I think everyone who reads this blog reads skatingforums, so you probably know this, but I have decided to stop skating.
There are a few reasons.
The first is that my heart just isn't in it. It is a chore to get to the rink. I don't spend every minute of everyday waiting until I get to go to the rink again. Instead I stall and wait until last minute to leave, I sleep in late and think I don't want to go to freestyle. The thing is, when I am at the rink, I still really love it- and I was making progress and ready to test and things are good, when I'm there. It's too expensive to not love it.
The second is that my coach is graduating this year, and I don't really want to find another one. I had someone in mind, the coach who helped me with my loop when Carson was gone. But I kind of get the feeling she is transitory too- coach hoping sucks.
The third is cost. It is really expensive. My first three dances have been ready for a really long time- and it is costing a lot of money to maintain them. I'm happy Carson had me move on and start the Cha-Cha, and now that is pretty close to ready too, and we're doing the swing dance. But then, I have the cost of 4 dance tests- and dance tests really add up.

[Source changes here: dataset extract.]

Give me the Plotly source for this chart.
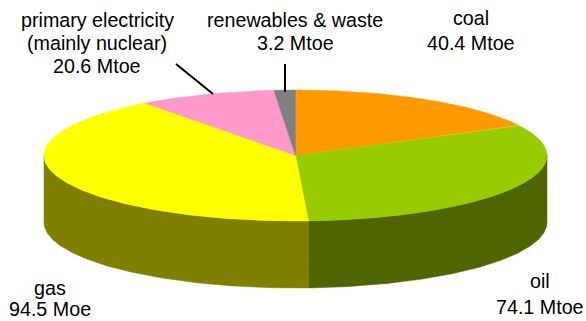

The fourth reason is kind of a weird one, but one that makes a lot of sense to me. As much as I have always been driven to take tests, it makes more sense to me to NOT take the dance tests. Taking the dance tests actually makes coming back to skating harder for me, not put me further along the line. Skating is lifelong, and I tend to be cyclical with hobbies. I very well might skate again. Having these tests to work on means something that is achievable. If I came back to skating with Silver moves and the Swing dance to work on- it will be a long row to hoe before I could really feel like I was making progress. But being able to take the Dutch Waltz- that gives me an achievable goal to work on with what will likely be a diminished skill set.
So, I decided to stop now, rather than wait for Carson to leave. It just made more sense than spending another five or six months on something that is less fun than it used to be. But man, I'm so happy I learned to spin like a real skater- I hadn't reported on it for awhile, but my backspin was consistently foot crossed, my change foot spin was doing much better, and I was getting a good 3 revolutions on my camel. Spinning is what skating is about to me.
Early Autumn
1 month ago
3 comments:
Jessim: So sorry to hear of your "retirement" from skating. I haven't been very good at keeping up with the skating forum over the holidays and so missed the thread where you discussed this topic. Hopefully you'll continue to post occasionally on your blogspot.
Take care,
George A.
I'll miss your updates! I'll look at your other blog.
Sorry to hear that you won't be skating anymore, but on the other hand I totally understand your reasoning. It has always seemed to me that when it comes time for a person to retire from skating they would just kind of know. I sort of feel that my self now... Not that I want to retire now, exactly, but I think I have hit the point where I can see how skating might not be the focus of my life a few years down the line. Anyway, I hope you have fun with your non-skating hobbies now that you will have more time!